Recently the federal ‘government issued the first “report card” on jobs creation by the $787 billion stimulus package passed by Congress and signed into law by President Obama in February. The data that was released is limited to contracts, and more comprehensive information that includes grants and loans is supposed to be released at the end of this month. Other facets of the stimulus package include “safety net” spending, tax cuts, and fiscal aid to the states.
What does the data on federal contracts that was provided indicate? According to the Recovery.gov website, 30,383 jobs were “saved or created” by the federal contract actions that have been reported to date. I am pleased to report that, in Ohio, according to the government website, 699.08 jobs have been saved or created. I’m not sure what the fractional numbers indicate, other than that partial jobs — presumably ones in which the stimulus money has produced an increase in hours, or perhaps represents a portion of the work being performed — are being counted somehow. One possible explanation may be found elsewhere on the website, where it reports that, as of October 10, 112,219 stimulus-related reports had been filed with Federalreport.gov. It is a fair guess that at least some of the jobs that are reported as having been created or saved, in whole or in part, are either governmental or private sector jobs related to completing the government paperwork and forms related to receiving contract awards and stimulus payments.

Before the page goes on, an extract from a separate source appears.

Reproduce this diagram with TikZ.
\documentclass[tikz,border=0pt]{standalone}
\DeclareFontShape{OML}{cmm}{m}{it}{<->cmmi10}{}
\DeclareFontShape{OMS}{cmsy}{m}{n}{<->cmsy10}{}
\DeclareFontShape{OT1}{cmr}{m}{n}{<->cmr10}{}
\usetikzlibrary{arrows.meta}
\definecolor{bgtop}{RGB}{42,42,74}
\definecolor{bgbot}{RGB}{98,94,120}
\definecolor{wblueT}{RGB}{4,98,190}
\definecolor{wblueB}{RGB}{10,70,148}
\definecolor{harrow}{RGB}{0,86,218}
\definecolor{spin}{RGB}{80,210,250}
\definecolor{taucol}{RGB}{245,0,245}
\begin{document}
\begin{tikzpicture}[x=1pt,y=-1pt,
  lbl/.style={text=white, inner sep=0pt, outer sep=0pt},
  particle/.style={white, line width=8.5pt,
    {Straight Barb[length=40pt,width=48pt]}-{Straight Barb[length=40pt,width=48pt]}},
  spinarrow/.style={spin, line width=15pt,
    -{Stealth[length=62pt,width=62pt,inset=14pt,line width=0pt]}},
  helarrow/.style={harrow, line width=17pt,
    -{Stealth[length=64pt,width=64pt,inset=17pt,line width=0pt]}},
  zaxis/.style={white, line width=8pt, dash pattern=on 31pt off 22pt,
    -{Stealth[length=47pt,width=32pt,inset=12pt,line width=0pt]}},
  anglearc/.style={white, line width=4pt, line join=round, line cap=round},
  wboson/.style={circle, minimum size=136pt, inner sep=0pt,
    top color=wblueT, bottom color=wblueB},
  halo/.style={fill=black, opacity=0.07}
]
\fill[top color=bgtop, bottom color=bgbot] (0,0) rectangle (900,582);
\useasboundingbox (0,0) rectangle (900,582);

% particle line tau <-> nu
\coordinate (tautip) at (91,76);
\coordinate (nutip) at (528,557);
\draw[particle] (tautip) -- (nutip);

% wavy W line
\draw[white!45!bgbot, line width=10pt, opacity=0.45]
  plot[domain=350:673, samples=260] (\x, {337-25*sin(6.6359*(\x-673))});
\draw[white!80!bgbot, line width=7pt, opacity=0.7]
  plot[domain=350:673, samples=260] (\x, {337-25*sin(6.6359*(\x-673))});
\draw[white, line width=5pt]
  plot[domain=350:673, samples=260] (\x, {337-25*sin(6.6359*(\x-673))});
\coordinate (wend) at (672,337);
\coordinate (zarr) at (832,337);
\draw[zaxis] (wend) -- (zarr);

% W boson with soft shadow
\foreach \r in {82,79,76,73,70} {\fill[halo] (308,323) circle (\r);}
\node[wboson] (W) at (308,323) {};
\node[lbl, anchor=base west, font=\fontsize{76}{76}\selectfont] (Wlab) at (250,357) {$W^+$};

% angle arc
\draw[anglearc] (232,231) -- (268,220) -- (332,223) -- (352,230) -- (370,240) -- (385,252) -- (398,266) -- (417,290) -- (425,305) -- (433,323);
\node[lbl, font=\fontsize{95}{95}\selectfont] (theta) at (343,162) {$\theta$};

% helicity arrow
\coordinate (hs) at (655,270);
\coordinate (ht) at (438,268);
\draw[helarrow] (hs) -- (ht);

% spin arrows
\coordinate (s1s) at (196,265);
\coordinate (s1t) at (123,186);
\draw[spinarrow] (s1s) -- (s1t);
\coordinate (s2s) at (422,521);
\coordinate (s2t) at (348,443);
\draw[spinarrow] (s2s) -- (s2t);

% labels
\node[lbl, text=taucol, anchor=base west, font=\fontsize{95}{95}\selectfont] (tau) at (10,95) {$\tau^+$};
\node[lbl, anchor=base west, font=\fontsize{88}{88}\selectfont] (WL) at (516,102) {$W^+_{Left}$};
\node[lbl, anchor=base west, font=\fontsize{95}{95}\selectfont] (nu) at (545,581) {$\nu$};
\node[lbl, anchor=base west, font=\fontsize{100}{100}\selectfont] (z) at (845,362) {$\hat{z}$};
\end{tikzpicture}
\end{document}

I’m sure that the 699.08 people in Ohio whose jobs have been created or saved in whole or in part by the federal contracts are happy to have those jobs and partial jobs, but I still can’t escape the conclusion that the stimulus package has not delivered much bang for the buck. Indeed, the Recovery.gov website indicates that most of the contract stimulus spending has not even occurred yet. A pie chart in the middle of the home page indicates that, of the more than 5,000 contracts being addressed, less than 20 percent have been completed, and much more than half are less than 50 percent completed or have not even begun. Such statistics just indicate that the stimulus package really failed of its essential purpose, no matter what spin the politicos try to put on it. The stated purpose of the stimulus package was to provide an immediate infusion of cash and jobs to try to moderate the recession. We are now eight months after the enactment of the package, and a significant portion of the purportedly stimulative spending has not even occurred yet.
The Latin heading for this post, by the way, refers to “laboring mightily and delivering a ridiculous mouse.”